Pictures of a seemingly cool, calm, and collected police force casually interacting with members of biker gangs Bandidos and Cossacks, just minutes after fatal shootout have the country watching Waco, Texas in shock—but the better half in a state of contempt as such images serve as exemplary relics in the larger scheme of mass media representations and coverage of criminality and race.
The blogosphere is not attempting to ‘find racism’ as some might rather believe, but scrutinizing the bulk of Waco tragedy reports: eloquently rendered, data-heavy meanderings of an unusual, stint of biker rage. All that is seen are the simple, detailed logistics of last Sunday’s bloodbath—nine dead, eighteen severely injured, over 170 arrests, and roughly 100 confiscated weapons— which is the reason behind comparatively lower public outrage than other headlines informing Americans of recent crime; particularly, ongoing coverage of protests in Baltimore, which refrain from such objective means of storytelling. Deciding to adopt a primarily fact-based approach in relaying the unfortunate scene in Waco, media did something it hardly does for other incidents of violence. Is it so hard to imagine why?
Despite the staggering number of fatalities, measures to ensure public safety at Twin Peaks Restaurant where the shootout occurred seemed an afterthought considering the volume of law enforcement seen throughout Baltimore protests. For some reason, the National Guard was necessary in protecting the public and public property from unarmed protestors while hundreds of strapped biker-gang members were thought manageable with a mere 18-men strong police force.
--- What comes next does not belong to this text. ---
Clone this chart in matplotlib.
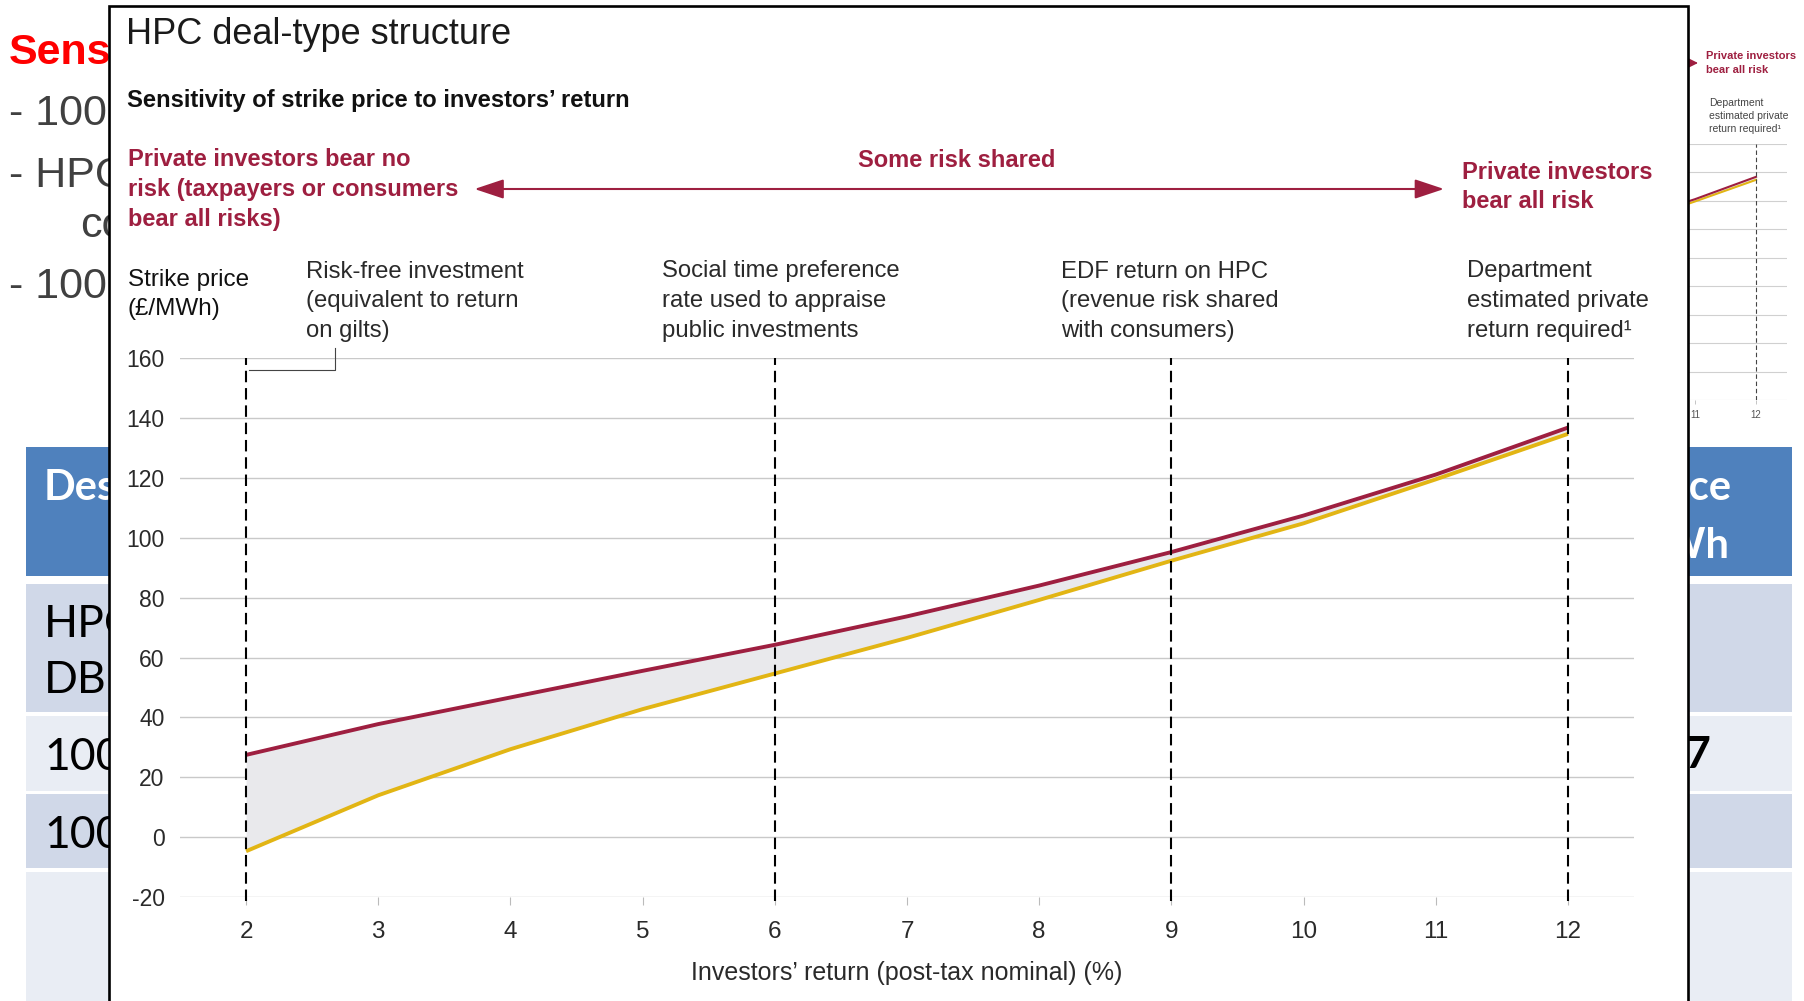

Officers remained sans riot gear and also refrained from restraining the mass via pepper balls, tasers, and tear gas. Bandidos and Cossacks sat pleasantly awaiting arrest on the sidewalk, texting and talking on cell phones. And even after notification of bikers’ plans to harm officers following the day’s arrests, police have yet to advance their methods of preventing further violence between the rival gangs.
If it still seems unfathomable that the unarmed or rock-toting participants of Baltimore’s riots and non-violent protests are less dangerous than about 200 armed, gang members riding Harley-Davidson’s, attribute such confusion to the way major news outlets choose to report crime, but most significantly, criminals. It is clear that the Waco shooting was more dangerous than any Baltimore protest or riot ever was and/or likely will be. However, the public is encouraged to don Baltimore protesters as ‘thugs,’ and ‘rebels,’ and those involved in Waco’s shootout as nothing but people who were a part of an unfortunate afternoon. If just a fraction of the same fact-driven impartiality is given to the Baltimore riots, we clearly see the biker gangs as something those gathering in memoriam of Freddie Gray are not: murderers. What criminalizes the protestors of Baltimore is not so much their actions, but their race, made obvious in the stark contrasts between its coverage and the actual extent of violent behavior. What more, the violence incurred by Baltimore protests is largely interpreted as pathological, further distancing the racial and political disparities for which they looked to raise awareness.